The real value of a top-tier integration partner isn't just their ability to follow a scope of work. It's their capacity to spot potential problems you haven't thought of and recommend better, more reliable solutions based on their deep product knowledge.
Evaluating Industry Experience and Past Performance
General automation experience is good. But direct experience in your industry is a whole lot better.
An integrator who understands the unique headaches of a food and beverage plant—like clean-in-place requirements and traceability—will deliver a far better result than one who has only ever worked in automotive manufacturing. Relevant experience means they already speak your language and won't be learning on your dime.
Checking references is a step you cannot skip. And don't just ask for a list of happy clients. Ask specifically for contacts from projects that were similar in scope and complexity to yours.
When you call those references, ask the tough questions:
- How did the integrator handle unexpected curveballs or scope changes?
- Was the project documentation—drawings, code, manuals—thorough and accurate?
- Would you hire them again for another critical project?

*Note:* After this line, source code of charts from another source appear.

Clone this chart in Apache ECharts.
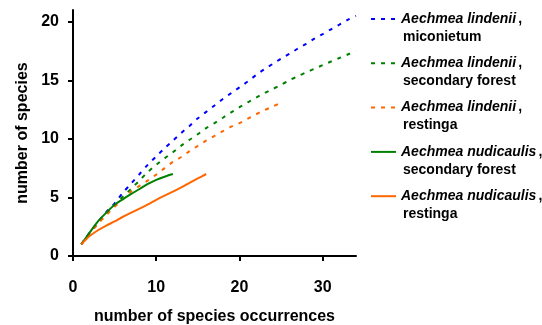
<!DOCTYPE html>
<html><head><meta charset="utf-8">
<script src="https://cdn.jsdelivr.net/npm/echarts@6/dist/echarts.min.js"></script>
<style>html,body{margin:0;padding:0;background:#fff}#c{width:542px;height:325px}</style>
</head><body><div id="c"></div>
<script>
// Chart data
const speciesNames = ['Aechmea lindenii', 'Aechmea lindenii', 'Aechmea lindenii', 'Aechmea nudicaulis', 'Aechmea nudicaulis'];
const habitats = ['miconietum', 'secondary forest', 'restinga', 'secondary forest', 'restinga'];

const occLindeniiMiconietum = [1,2,3,4,5,6,7,8,9,10,11,12,13,14,15,16,17,18,19,20,21,22,23,24,25,26,27,28,29,30,31,32,33,34];
const sppLindeniiMiconietum = [1,2.0,2.9,3.75,4.5,5.4,6.2,7.0,7.8,8.5,9.2,9.85,10.5,11.1,11.75,12.3,12.85,13.4,13.9,14.4,14.9,15.45,15.95,16.4,16.85,17.25,17.7,18.1,18.55,18.95,19.35,19.75,20.15,20.5];

const occLindeniiSecondary = [1,2,3,4,5,6,7,8,9,10,11,12,13,14,15,16,17,18,19,20,21,22,23,24,25,26,27,28,29,30,31,32,33,34];
const sppLindeniiSecondary = [1,1.95,2.8,3.6,4.35,5.08,5.75,6.45,7.18,7.78,8.33,8.85,9.42,9.92,10.4,10.92,11.35,11.8,12.26,12.7,13.12,13.52,13.9,14.25,14.62,15.0,15.34,15.67,15.98,16.3,16.6,16.9,17.2,17.5];

const occLindeniiRestinga = [1,2,3,4,5,6,7,8,9,10,11,12,13,14,15,16,17,18,19,20,21,22,23,24,25];
const sppLindeniiRestinga = [1,1.9,2.75,3.5,4.2,4.85,5.5,6.0,6.45,6.95,7.5,8.03,8.45,8.95,9.4,9.85,10.25,10.65,11.05,11.35,11.72,12.1,12.45,12.76,13.1];

const occNudicaulisSecondary = [1,2,3,4,5,6,7,8,9,10,11,12];
const sppNudicaulisSecondary = [1,2.0,2.95,3.7,4.37,4.85,5.3,5.72,6.15,6.5,6.77,7.0];

const occNudicaulisRestinga = [1,2,3,4,5,6,7,8,9,10,11,12,13,14,15,16];
const sppNudicaulisRestinga = [1,1.7,2.2,2.6,2.95,3.35,3.7,4.05,4.4,4.8,5.15,5.5,5.85,6.24,6.62,7.0];

const xTicks = [0, 10, 20, 30];
const yTicks = [0, 5, 10, 15, 20];

const occurrences = [occLindeniiMiconietum, occLindeniiSecondary, occLindeniiRestinga, occNudicaulisSecondary, occNudicaulisRestinga];
const speciesCounts = [sppLindeniiMiconietum, sppLindeniiSecondary, sppLindeniiRestinga, sppNudicaulisSecondary, sppNudicaulisRestinga];

// Styles
const colors = ['#0000ff', '#008000', '#ff6600', '#008000', '#ff6600'];
const dashed = [true, true, true, false, false];
const FONT = '"Liberation Sans", Arial, Helvetica, sans-serif';

const chart = echarts.init(document.getElementById('c'), null, {renderer: 'canvas'});

const series = occurrences.map((xs, i) => ({
  name: speciesNames[i] + ', ' + habitats[i],
  type: 'line',
  data: xs.map((x, j) => [x, speciesCounts[i][j]]),
  symbol: 'none',
  showSymbol: false,
  smooth: 0.3,
  color: colors[i],
  lineStyle: { color: colors[i], width: 2, type: dashed[i] ? [4, 6] : 'solid', cap: 'butt' },
  itemStyle: { color: colors[i] },
  z: dashed[i] ? 2 : 3
}));

const option = {
  animation: false,
  backgroundColor: '#ffffff',
  grid: { left: 73, right: 186, top: 10, bottom: 69, containLabel: false, outerBoundsMode: 'none' },
  legend: {
    orient: 'vertical',
    left: 370,
    top: 12,
    padding: 0,
    itemWidth: 25,
    itemHeight: 10,
    itemGap: 12.3,
    selectedMode: false,
    itemStyle: { opacity: 0, color: 'rgba(0,0,0,0)', borderWidth: 0 },
    data: series.map(s => s.name),
    formatter: function (name) {
      const parts = name.split(', ');
      return '{i|' + parts[0] + '}{b|,}\n{b|' + parts[1] + '}';
    },
    textStyle: {
      padding: [18, 0, 0, 0],
      color: '#000',
      fontFamily: FONT,
      rich: {
        i: { fontStyle: 'italic', fontWeight: 'bold', fontSize: 14, lineHeight: 18, color: '#000', fontFamily: FONT },
        b: { fontWeight: 'bold', fontSize: 14, lineHeight: 18, color: '#000', fontFamily: FONT, padding: [0, 0, 0, 2] }
      }
    }
  },
  xAxis: {
    type: 'value',
    min: 0,
    max: 34,
    interval: 10,
    name: 'number of species occurrences',
    nameLocation: 'middle',
    nameGap: 53,
    nameTextStyle: { fontFamily: FONT, fontSize: 16, fontWeight: 'bold', color: '#000' },
    axisLine: { show: true, onZero: false, lineStyle: { color: '#000', width: 2 } },
    axisTick: { show: true, length: 5, customValues: xTicks, lineStyle: { color: '#000', width: 2 } },
    axisLabel: { customValues: xTicks, fontFamily: FONT, fontSize: 16, fontWeight: 'bold', color: '#000', margin: 24 },
    splitLine: { show: false }
  },
  yAxis: {
    type: 'value',
    min: 0,
    max: 21,
    interval: 5,
    name: 'number of species',
    nameLocation: 'middle',
    nameGap: 41,
    nameTextStyle: { fontFamily: FONT, fontSize: 16, fontWeight: 'bold', color: '#000' },
    axisLine: { show: true, onZero: false, lineStyle: { color: '#000', width: 2 } },
    axisTick: { show: true, length: 5, customValues: yTicks, lineStyle: { color: '#000', width: 2 } },
    axisLabel: { customValues: yTicks, fontFamily: FONT, fontSize: 16, fontWeight: 'bold', color: '#000', margin: 14 },
    splitLine: { show: false }
  },
  series: series
};

chart.setOption(option);
</script>
</body></html>
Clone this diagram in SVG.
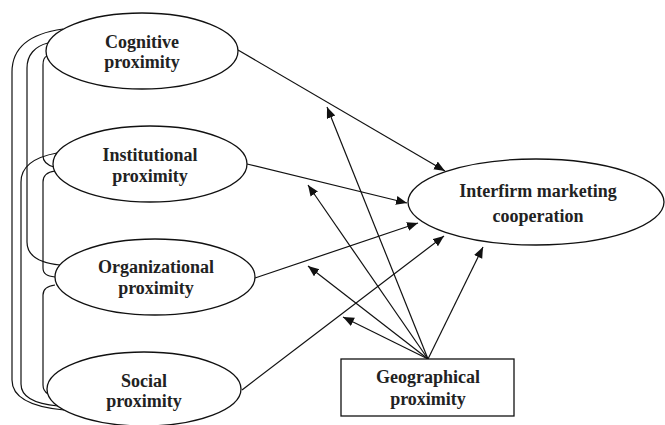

The answer to that last one tells you everything you need to know.
A site visit can also be incredibly revealing. Ask to tour their facility, and more importantly, their panel shop. A clean, organized shop with clear quality control processes is a huge indicator of a disciplined, professional organization. A messy, chaotic shop is a major red flag. If you want to dive deeper, you can learn more about the key characteristics of an effective industrial automation system integrator on our blog.
The Value-Based Decision
Ultimately, your decision has to come down to value, not just cost. A slightly more expensive partner with deep expertise, a proven track record, and robust support systems will almost always deliver a lower total cost of ownership. Their systems are simply more reliable, easier to maintain, and are backed by a team you can count on.
Create a simple evaluation matrix to score potential partners objectively across your key criteria. This is a great way to move the conversation away from a single price point and toward a more balanced, value-focused decision.
Your future self will thank you when the system is running flawlessly years from now.
Managing the Project from Kickoff to Commissioning
You’ve signed the contract and selected your integration partner. Great. Now the real work starts.
Signing that dotted line isn't the finish line; it’s the starting gun. If you want this project to land on time and on budget, you have to stay actively engaged. A hands-off approach is a recipe for missed deadlines, scope creep, and a final product that doesn’t quite hit the mark.
Think of yourself as the project's co-builder. Your integrator handles the technical heavy lifting, but your job is to provide clear direction, fast feedback, and firm approvals. We can break this entire process down into a few key phases, each with its own critical milestones.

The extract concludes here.